Though it truly is a sad day at the PT, let's not fail to remember that these kinds of cuts have been going on at the PT for about a year now. This is just the latest in the gutting of a once great paper. Through the past year, they lost their entire Ad production staff, page layout, Imaging, and Credit departments. It seems that MNG aims to make the PT a satellite office much like the Whittier Daily News or Pasadena Star. Though these two papers carry on, they are not stand-alone locations. Much of their operations are done at San Gabe. The PT may survive, but it will not be what it once was to me; a building full of dedicated newspaper people. Good luck to all who remain.

Anonymous said...

Ronald,
As a current staff member on the PT Death Star, I take great offence at your crappy comment. I get paid very little for what I do, and that's cover the news and tell the stories that are out there in the most objective and professional way possible. I don't give a flaming shite if the person I am covering is liberal or conservative, I do my best to tell both sides of the story. If you want stories that exclusively give the conservative slant, go to Fox News. Bill O'Reilly is waiting. And in the meantime, you can kiss my allegedly commie ass!!

Anonymous said...

Brent:

Great to hear from you. Thank you for your words of support.

Ronald:

It's easy to subscribe to extremist stereotypes, and you've the right to think and feel whatever you may about the P-T. But do you really think that the Breeze would be able to invest the time and actual bodies to cover Long Beach (and the other cities the P-T covers) when it's also experiencing layoffs?

photero said...

It's a sad day in Southern California.

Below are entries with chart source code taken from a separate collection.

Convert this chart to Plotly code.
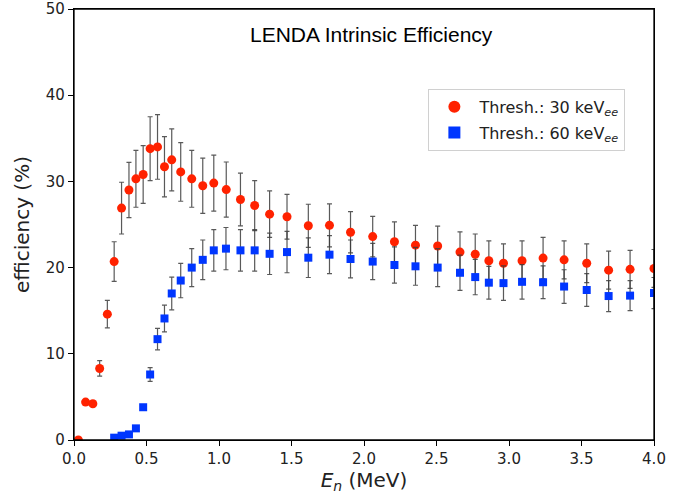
import plotly.graph_objects as go

# Thresh 30 keVee
energy_30 = [0.03, 0.08, 0.13, 0.177, 0.23, 0.277, 0.328, 0.379, 0.427, 0.477,
             0.525, 0.576, 0.624, 0.674, 0.736, 0.812, 0.888, 0.964, 1.05, 1.148,
             1.246, 1.349, 1.469, 1.616, 1.762, 1.907, 2.06, 2.21, 2.355, 2.508,
             2.662, 2.767, 2.861, 2.962, 3.09, 3.235, 3.38, 3.536, 3.687, 3.835, 4.0]
eff_30 = [0.0, 4.4, 4.2, 8.3, 14.6, 20.7, 26.9, 29.0, 30.3, 30.8,
          33.8, 34.0, 31.7, 32.5, 31.1, 30.3, 29.5, 29.8, 29.05, 27.9,
          27.2, 26.2, 25.9, 24.85, 24.9, 24.1, 23.6, 23.0, 22.6, 22.5,
          21.8, 21.55, 20.8, 20.5, 20.8, 21.1, 20.9, 20.5, 19.7, 19.8, 19.9]
err_30 = [0.0, 0.3, 0.3, 0.9, 1.6, 2.3, 3.0, 3.2, 3.3, 3.35,
          3.7, 3.75, 3.5, 3.6, 3.4, 3.3, 3.2, 3.25, 3.2, 3.05,
          2.9, 2.7, 2.6, 2.5, 2.5, 2.4, 2.35, 2.3, 2.3, 2.3,
          2.35, 2.35, 2.3, 2.25, 2.3, 2.4, 2.2, 2.25, 2.2, 2.2, 2.2]

# Thresh 60 keVee
energy_60 = [0.277, 0.328, 0.379, 0.427, 0.477, 0.525, 0.576, 0.624, 0.674, 0.736,
             0.812, 0.888, 0.964, 1.048, 1.148, 1.246, 1.349, 1.469, 1.616, 1.762,
             1.907, 2.06, 2.21, 2.355, 2.508, 2.662, 2.767, 2.861, 2.962, 3.09,
             3.235, 3.38, 3.536, 3.687, 3.835, 4.0]
eff_60 = [0.27, 0.5, 0.65, 1.35, 3.8, 7.6, 11.7, 14.1, 17.0, 18.5,
          20.0, 20.9, 22.0, 22.2, 22.0, 22.0, 21.6, 21.8, 21.15, 21.5,
          21.0, 20.7, 20.3, 20.15, 20.0, 19.4, 18.9, 18.25, 18.2, 18.35,
          18.3, 17.8, 17.4, 16.7, 16.75, 17.05]
err_60 = [0.05, 0.05, 0.1, 0.15, 0.3, 0.8, 1.25, 1.55, 1.9, 2.0,
          2.2, 2.3, 2.4, 2.45, 2.4, 2.4, 2.4, 2.4, 2.3, 2.2,
          2.2, 2.1, 2.1, 2.2, 2.2, 2.05, 2.05, 1.9, 2.0, 2.0,
          1.9, 1.95, 1.9, 1.8, 1.75, 1.8]

x_ticks = [0.0, 0.5, 1.0, 1.5, 2.0, 2.5, 3.0, 3.5, 4.0]
x_tick_labels = ["0.0", "0.5", "1.0", "1.5", "2.0", "2.5", "3.0", "3.5", "4.0"]
y_ticks = [0, 10, 20, 30, 40, 50]

err_style = dict(type="data", visible=True, color="rgba(60,60,60,0.85)",
                 thickness=1.2, width=2.5)

fig = go.Figure()
fig.add_trace(go.Scatter(
    x=energy_30, y=eff_30, mode="markers", legendgroup="a",
    name="Thresh.: 30 keV<sub><i>ee</i></sub>",
    marker=dict(symbol="circle", size=9, color="#ff2200"),
    error_y=dict(array=err_30, **err_style),
))
fig.add_trace(go.Scatter(
    x=energy_60, y=eff_60, mode="markers", legendgroup="b",
    name="Thresh.: 60 keV<sub><i>ee</i></sub>",
    marker=dict(symbol="square", size=8, color="#0036ff"),
    error_y=dict(array=err_60, **err_style),
))

axis_common = dict(
    showline=True, linecolor="black", linewidth=1.3, mirror=True,
    ticks="outside", ticklen=5, tickwidth=1.2, tickcolor="black",
    showgrid=False, zeroline=False, automargin=False,
    tickfont=dict(family="DejaVu Sans", size=15, color="#222"),
)

fig.update_layout(
    width=691, height=497,
    margin=dict(l=74, r=37, t=9, b=57),
    paper_bgcolor="white", plot_bgcolor="white",
    showlegend=True,
    legend=dict(
        x=0.611, y=0.815, xanchor="left", yanchor="top",
        bordercolor="#d0d0d0", borderwidth=1, bgcolor="white",
        font=dict(family="DejaVu Sans", size=16, color="#222"),
        itemsizing="constant", itemwidth=40,
        traceorder="grouped", tracegroupgap=2,
    ),
    xaxis=dict(range=[0, 4.0], tickvals=x_ticks, ticktext=x_tick_labels,
               title=dict(text="<i>E</i><sub><i>n</i></sub> (MeV)", standoff=2,
                          font=dict(family="DejaVu Sans", size=20, color="#222")),
               **axis_common),
    yaxis=dict(range=[0, 50], tickvals=y_ticks,
               title=dict(text="efficiency (%)", standoff=10,
                          font=dict(family="DejaVu Sans", size=20, color="#222")),
               ticklabeloverflow="allow",
               **axis_common),
    shapes=[dict(type="rect", xref="paper", yref="paper", x0=0, y0=0, x1=1, y1=1,
                 line=dict(color="black", width=1.3), layer="above")],
    annotations=[dict(
        text="LENDA Intrinsic Efficiency", x=0.513, y=0.94,
        xref="paper", yref="paper", xanchor="center", yanchor="middle",
        showarrow=False,
        font=dict(family="Liberation Sans", size=21, color="black"),
    )],
)

fig.write_html("out.html")
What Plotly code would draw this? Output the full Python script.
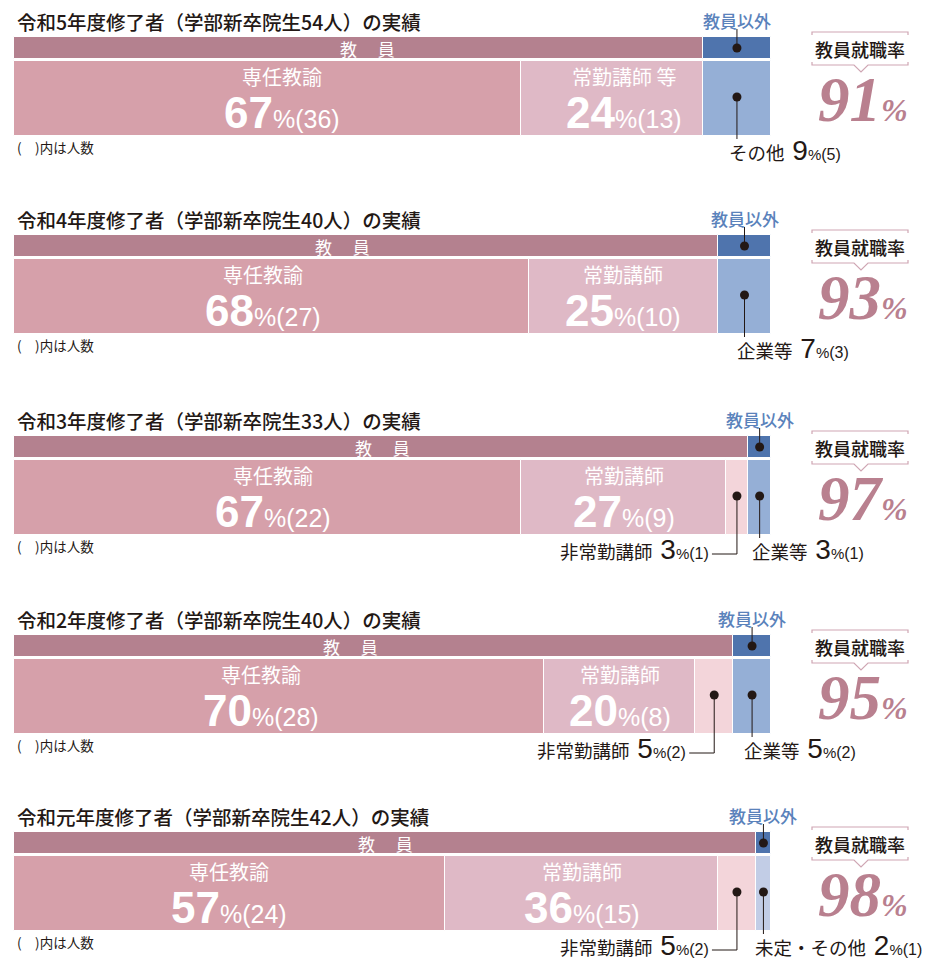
import plotly.graph_objects as go

# ---------------- data ----------------
years = ["令和5年度", "令和4年度", "令和3年度", "令和2年度", "令和元年度"]
graduates = [54, 40, 33, 40, 42]
teacher_rate = [91, 93, 97, 95, 98]

full_name = "専任教諭"
full_pct = [67, 68, 67, 70, 57]
full_n = [36, 27, 22, 28, 24]

contract_name = ["常勤講師 等", "常勤講師", "常勤講師", "常勤講師", "常勤講師"]
contract_pct = [24, 25, 27, 20, 36]
contract_n = [13, 10, 9, 8, 15]

part_name = "非常勤講師"
part_pct = [0, 0, 3, 5, 5]
part_n = [0, 0, 1, 2, 2]

other_name = ["その他", "企業等", "企業等", "企業等", "未定・その他"]
other_pct = [9, 7, 3, 5, 2]
other_n = [5, 3, 1, 2, 1]

# ---------------- style / layout constants ----------------
W, H = 931, 958
BAR_L, BAR_R = 14, 771
PX = (BAR_R - BAR_L) / 100.0          # pixels per percent
panel_top = [37, 235, 436, 635, 832]  # top of header strip of each panel
HEAD_H, GAP, MAIN_H = 22, 2, 75
# small manual label nudges (pixels), as in the original layout
FULL_DX = [14, -8, 5, -18, -1]
CONTRACT_DX = [12, 0, 1, 0, 0]
HEAD_DX = [9, -24, 1, -23, 1]

C_HEAD_T = "#b4818f"
C_HEAD_O = "#4f74ad"
C_FULL = "#d6a0aa"
C_CONTRACT = "#dfb9c6"
C_PART = "#f3d5da"
C_OTHER = "#95afd6"
C_UNDECIDED = "#c2cde6"
C_TEXT = "#231815"
C_BLUE = "#5a82bb"
C_MAUVE = "#b9808f"
C_BOXLINE = "#cfa6b3"
JP = "Noto Sans CJK JP"
LAT = "Liberation Sans"

fig = go.Figure()

teacher_total = [f + c + p for f, c, p in zip(full_pct, contract_pct, part_pct)]
head_y = [t + HEAD_H / 2 for t in panel_top]
main_y = [t + HEAD_H + GAP + MAIN_H / 2 for t in panel_top]

def add_bar(xs, bases, ys, h, colors):
    fig.add_trace(go.Bar(
        orientation="h", x=xs, base=bases, y=ys, width=[h] * len(ys),
        marker=dict(color=colors, line=dict(color="white", width=1)),
        xaxis="x2", yaxis="y", showlegend=False, hoverinfo="skip"))

# header strip
add_bar(teacher_total, [0] * 5, head_y, HEAD_H, [C_HEAD_T] * 5)
add_bar(other_pct, teacher_total, head_y, HEAD_H, [C_HEAD_O] * 5)
# main bar
add_bar(full_pct, [0] * 5, main_y, MAIN_H, [C_FULL] * 5)
add_bar(contract_pct, full_pct, main_y, MAIN_H, [C_CONTRACT] * 5)
add_bar(part_pct, [f + c for f, c in zip(full_pct, contract_pct)], main_y, MAIN_H, [C_PART] * 5)
other_colors = [C_UNDECIDED if n.startswith("未定") else C_OTHER for n in other_name]
add_bar(other_pct, teacher_total, main_y, MAIN_H, other_colors)

def small_label(name, pct, n):
    return (f"{name}<span style='font-size:28px;font-family:{LAT}'> {pct}</span>"
            f"<span style='font-size:15px;font-family:{LAT}'>%</span>"
            f"<span style='font-size:16px;font-family:{LAT}'>({n})</span>")

# dots and leader lines
dot_x, dot_y = [], []
lx, ly = [], []
annos = []
for i, t in enumerate(panel_top):
    oc = teacher_total[i] + other_pct[i] / 2
    dot_x += [oc]; dot_y += [t + 11]
    lx += [oc, oc, None]; ly += [t - 8, t + 11, None]
    dy = t + 60
    dot_x += [oc]; dot_y += [dy]
    lx += [oc, oc, None]; ly += [dy, t + 102, None]
    annos.append(dict(
        x=oc, y=t + 113, xref="x2", yref="y", xanchor="left", yanchor="middle",
        xshift=-9, showarrow=False, borderpad=0,
        text=small_label(other_name[i], other_pct[i], other_n[i]),
        font=dict(family=JP, size=18.5, color=C_TEXT)))
    if part_pct[i] > 0:
        pc = full_pct[i] + contract_pct[i] + part_pct[i] / 2
        left = pc - 25 / PX
        dot_x += [pc]; dot_y += [dy]
        lx += [pc, pc, left, None]; ly += [dy, t + 118, t + 118, None]
        annos.append(dict(
            x=left, y=t + 113, xref="x2", yref="y", xanchor="right", yanchor="middle",
            xshift=-2, showarrow=False, borderpad=0,
            text=small_label(part_name, part_pct[i], part_n[i]),
            font=dict(family=JP, size=18.5, color=C_TEXT)))

fig.add_trace(go.Scatter(x=lx, y=ly, mode="lines", line=dict(color=C_TEXT, width=1),
                         xaxis="x2", yaxis="y", showlegend=False, hoverinfo="skip"))
fig.add_trace(go.Scatter(x=dot_x, y=dot_y, mode="markers",
                         marker=dict(color=C_TEXT, size=9),
                         xaxis="x2", yaxis="y", showlegend=False, hoverinfo="skip"))

shapes = []
for i, t in enumerate(panel_top):
    mt = t + HEAD_H + GAP
    annos.append(dict(x=15, y=t - 16, xref="x", yref="y", xanchor="left", yanchor="middle",
                      showarrow=False, text=f"{years[i]}修了者（学部新卒院生{graduates[i]}人）の実績",
                      font=dict(family=JP, size=19.5, color=C_TEXT, weight=500)))
    annos.append(dict(x=teacher_total[i] / 2, y=t + 11, xref="x2", yref="y", showarrow=False,
                      xshift=HEAD_DX[i], text="教 　員",
                      font=dict(family=JP, size=17, color="white")))
    annos.append(dict(x=teacher_total[i] + other_pct[i] / 2, y=t - 17, xref="x2", yref="y",
                      showarrow=False, text="教員以外",
                      font=dict(family=JP, size=17, color=C_BLUE, weight=500)))
    segs = [(full_name, full_pct[i], full_n[i], 0, FULL_DX[i]),
            (contract_name[i], contract_pct[i], contract_n[i], full_pct[i], CONTRACT_DX[i])]
    for name, pct, n, base, dx in segs:
        cx = base + pct / 2
        annos.append(dict(x=cx, y=mt + 15, xref="x2", yref="y", showarrow=False, xshift=dx,
                          text=name, font=dict(family=JP, size=20, color="white")))
        annos.append(dict(x=cx, y=mt + 51, xref="x2", yref="y", showarrow=False, xshift=dx,
                          text=f"<b><span style='font-size:44px'>{pct}</span></b>"
                               f"<span style='font-size:25px'>%</span>({n})",
                          font=dict(family=LAT, size=25, color="white")))
    annos.append(dict(x=15, y=t + 110, xref="x", yref="y", xanchor="left", yanchor="middle",
                      showarrow=False, text="(　)内は人数",
                      font=dict(family=JP, size=13.5, color=C_TEXT)))
    top, bot = t - 5, t + 28
    shapes.append(dict(type="path", xref="x", yref="y",
                       path=f"M 812 {top+3} L 812 {top} L 908 {top} L 908 {top+3}",
                       line=dict(color=C_BOXLINE, width=1.2)))
    shapes.append(dict(type="path", xref="x", yref="y",
                       path=f"M 812 {bot-3} L 812 {bot} L 854 {bot} L 861 {bot+7} L 868 {bot} "
                            f"L 908 {bot} L 908 {bot-3}",
                       line=dict(color=C_BOXLINE, width=1.2)))
    annos.append(dict(x=860, y=t + 12, xref="x", yref="y", showarrow=False,
                      text="教員就職率", font=dict(family=JP, size=18, color=C_TEXT, weight=500)))
    annos.append(dict(x=863, y=t + 63, xref="x", yref="y", showarrow=False,
                      text=f"{teacher_rate[i]}<span style='font-size:32px'>%</span>",
                      font=dict(family="Liberation Serif", size=63, color=C_MAUVE,
                                style="italic", weight="bold")))

fig.update_layout(
    width=W, height=H, margin=dict(l=0, r=0, t=0, b=0),
    paper_bgcolor="white", plot_bgcolor="white",
    barmode="overlay", bargap=0,
    xaxis=dict(range=[0, W], visible=False, fixedrange=True),
    xaxis2=dict(range=[-BAR_L / PX, (W - BAR_L) / PX], visible=False, overlaying="x",
                fixedrange=True),
    yaxis=dict(range=[H, 0], visible=False, fixedrange=True),
    shapes=shapes, annotations=annos,
)
fig.write_html("out.html", config={"displayModeBar": False},
               post_script="document.body.style.margin='0';")
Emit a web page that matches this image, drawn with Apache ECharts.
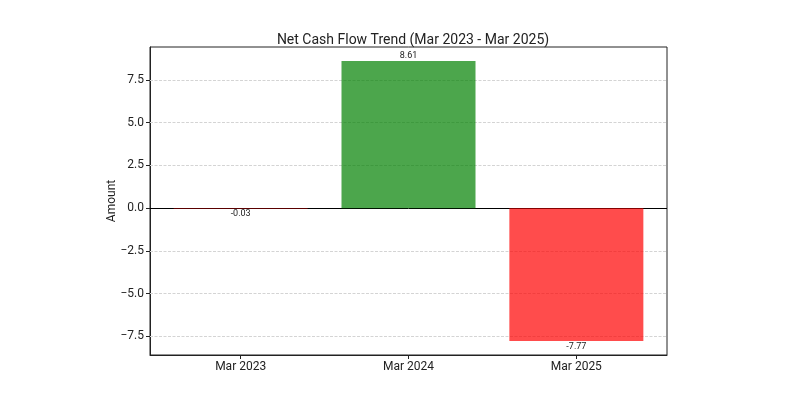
<!DOCTYPE html>
<html>
<head>
<meta charset="utf-8">
<script src="https://cdn.jsdelivr.net/npm/echarts@6/dist/echarts.min.js"></script>
<style>html,body{margin:0;padding:0;background:#fff;}#c{width:800px;height:400px;}</style>
</head>
<body>
<div id="c"></div>
<script>
const categories = ['Mar 2023', 'Mar 2024', 'Mar 2025'];
const values = [-0.03, 8.61, -7.77];
const yTicks = [-7.5, -5.0, -2.5, 0.0, 2.5, 5.0, 7.5];
const labels = ['-0.03', '8.61', '-7.77'];

const FONT = 'Roboto, "Noto Sans", sans-serif';
const chart = echarts.init(document.getElementById('c'), null, {renderer: 'canvas'});

const dataMin = Math.min(...values, 0), dataMax = Math.max(...values, 0);
const pad = (dataMax - dataMin) * 0.05;
const xPad = (categories.length - 1 + 0.8) * 0.05;

const fmtTick = v => (v < 0 ? '\u2212' : '') + Math.abs(v).toFixed(1);

chart.setOption({
  animation: false,
  title: {
    text: 'Net Cash Flow Trend (Mar 2023 - Mar 2025)',
    left: 408, top: 28, textAlign: 'center',
    textStyle: {fontFamily: FONT, fontSize: 14, fontWeight: 'normal', color: '#222'}
  },
  grid: {left: 150, right: 133, top: 47, bottom: 45, show: true, borderColor: '#222', borderWidth: 1, backgroundColor: 'transparent'},
  xAxis: {
    type: 'value',
    min: -0.4 - xPad, max: categories.length - 1 + 0.4 + xPad,
    axisLine: {show: true, onZero: false, lineStyle: {color: '#222'}},
    axisTick: {show: true, customValues: categories.map((c, i) => i), length: 4, lineStyle: {color: '#222'}},
    axisLabel: {customValues: categories.map((c, i) => i), formatter: v => categories[Math.round(v)] || '', fontFamily: FONT, fontSize: 12, color: '#222', margin: 6},
    splitLine: {show: false}
  },
  yAxis: {
    type: 'value',
    min: dataMin - pad, max: dataMax + pad,
    name: 'Amount', nameLocation: 'middle', nameGap: 32, nameMoveOverlap: false,
    nameTextStyle: {fontFamily: FONT, fontSize: 12, color: '#222'},
    axisLine: {show: true, onZero: false, lineStyle: {color: '#222'}},
    axisTick: {show: true, customValues: yTicks, length: 4, lineStyle: {color: '#222'}},
    axisLabel: {customValues: yTicks, formatter: fmtTick, fontFamily: FONT, fontSize: 12, color: '#222', margin: 6},
    splitLine: {show: false}
  },
  series: [{
    type: 'bar',
    barWidth: 134,
    data: values.map((v, i) => ({
      value: [i, v],
      itemStyle: {color: v >= 0 ? 'rgba(0,128,0,0.7)' : 'rgba(255,0,0,0.7)'},
      label: {show: true, position: v >= 0 ? 'top' : 'bottom', distance: 1, formatter: labels[i], fontFamily: FONT, fontSize: 9, color: '#222'}
    })),
    markLine: {
      silent: true, symbol: 'none', label: {show: false},
      data: yTicks.filter(t => t !== 0).map(t => ({yAxis: t, lineStyle: {color: '#d4d4d4', type: [3, 1.5], width: 1}}))
        .concat([{yAxis: 0, lineStyle: {color: '#000', type: 'solid', width: 1}}]),
      z: 1
    }
  }]
});
</script>
</body>
</html>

I have admired your photo staff since my days as a photojournalism student at Long Beach State. Your staff inspired me and was the standard bearer for what great photojournalism was suppose to be. I see our industry becoming a business where the bottom line is profit instead of seeking the truth. I hope you continue to fight on and are able to be a voice in your community!

Anonymous said...

I worked at the P.T. on two different occasions covering nearly a 10 year time frame. Although I was not in the newsroom, I had a lot of dealings with Rich Archbold, meeting with him several times a week and I found him to be a good newspaperman and a quite competent Executive Editor. I've worked with Executive Editors at four other newspapers and Rich was the best. He cares about the newspaper and he cares about the employees but he is only one person. You need to quit blaming Rich for all the problems of the newspaper business. It isn't his fault. Of course he wants to survive, don't you? It's better to have a Rich Archbold at the helm to do what he can for his folks than a stranger whom Dean would bring in to do the hatchet work if Rich wasn't there. I'm sure it wasn't Rich's idea to reduce his staff. As the head of the department, Rich must implement the changes he is ordered to implement. I loved the newspaper business and I felt very lucky to have been able to work with the good folks at the P.T. But you must also realize that Dean Singleton is doing what he has to do to keep the place in business. I didn't like the cuts he made when I was there any more than you like the ones he had to make this time. I guess it's easy to blame one person for your problems but it's not that easy. Newspapers are folding all over the country and this trend will continue. You can't expect an owner to keep pouring money into a losing business without attempting to do something about it. You need to face the facts that the newspaper industry is no longer the great place to work it used to be and if you don't like it you should leave and find some other line of work. I reluctantly did that after many years in the newspaper business and I now have a successful career in a growing industry. You can do the same. It just takes the nerve to leave the business. There are so many talented people at the P.T. and many businesses would be damn lucky to get them. An old friend of mind used to say "Nothing to it but to do it". So go do it. There is life after newspapers and life after Dean Singleton.